Supplied data:

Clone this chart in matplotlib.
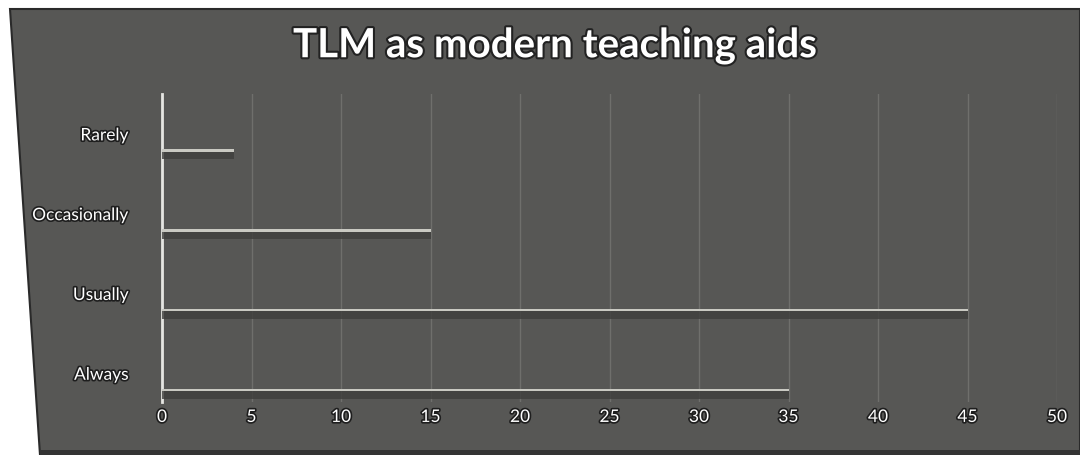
import matplotlib
matplotlib.use("Agg")
import matplotlib.pyplot as plt
import matplotlib.patheffects as pe
from matplotlib.patches import Polygon

categories = ["Always", "Usually", "Occasionally", "Rarely"]
values = [35, 45, 15, 4]
x_ticks = [0, 5, 10, 15, 20, 25, 30, 35, 40, 45, 50]
title = "TLM as modern teaching aids"

W, H = 1080, 456
fig = plt.figure(figsize=(W / 100, H / 100), dpi=100, facecolor="white")

# slide background panel with slightly slanted left edge
panel = Polygon([(10 / W, 1 - 10 / H), (1.0, 1 - 10 / H), (1.0, 0.0), (40 / W, 0.0)],
                closed=True, transform=fig.transFigure, facecolor="#575755",
                edgecolor="#2a2a2a", linewidth=1.5, zorder=0)
fig.patches.append(panel)
fig.patches.append(Polygon([(40 / W, 0), (1, 0), (1, 5 / H), (40 / W, 5 / H)], closed=True,
                           transform=fig.transFigure, facecolor="#333333",
                           edgecolor="none", zorder=0))

left, right = 162, 1057
top, bottom = 95, 403
ax = fig.add_axes([left / W, 1 - bottom / H, (right - left) / W, (bottom - top) / H])
ax.set_facecolor("none")
ax.set_zorder(2)

ypos = list(range(len(categories)))
offset = -0.21

# bar body (shadow) and its lit top edge
ax.barh([y + offset - 0.055 for y in ypos], values, height=0.11, left=0,
        color="#3e3e3c", alpha=0.8, zorder=3)
ax.barh([y + offset for y in ypos], values, height=0.03, left=0,
        color="#c9c9c2", zorder=4)

ax.set_xlim(0, 50)
ax.set_ylim(-0.36, 3.5)
ax.set_xticks(x_ticks)
ax.set_yticks(ypos)
ax.set_yticklabels(categories)

outline = [pe.withStroke(linewidth=2.4, foreground="#1e1e1e")]
for lab in ax.get_xticklabels() + ax.get_yticklabels():
    lab.set_color("white")
    lab.set_fontfamily("Lato")
    lab.set_fontsize(12.5)
    lab.set_path_effects(outline)

ax.tick_params(axis="both", length=0)
ax.tick_params(axis="x", pad=5)
ax.tick_params(axis="y", pad=24)

ax.grid(axis="x", color="#7a7a76", linewidth=1.0, alpha=0.7, zorder=1)
ax.set_axisbelow(True)
for side in ["top", "right", "bottom"]:
    ax.spines[side].set_visible(False)
ax.spines["left"].set_color("#e6e6e2")
ax.spines["left"].set_linewidth(2)
ax.spines["left"].set_bounds(-0.36, 3.5)

fig.text(555 / W, 1 - 47 / H, title, ha="center", va="center", color="white",
         fontsize=29, fontweight="bold", fontfamily="Lato",
         path_effects=[pe.withStroke(linewidth=3, foreground="#222222")])

fig.savefig("out.png", dpi=100, facecolor="white")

Problem requirements: Search the data for "matplotlib". Copy every line that has it.

Task response:
Clone this chart in matplotlib.
import matplotlib
matplotlib.use("Agg")
import matplotlib.pyplot as plt
import matplotlib.patheffects as pe
from matplotlib.patches import Polygon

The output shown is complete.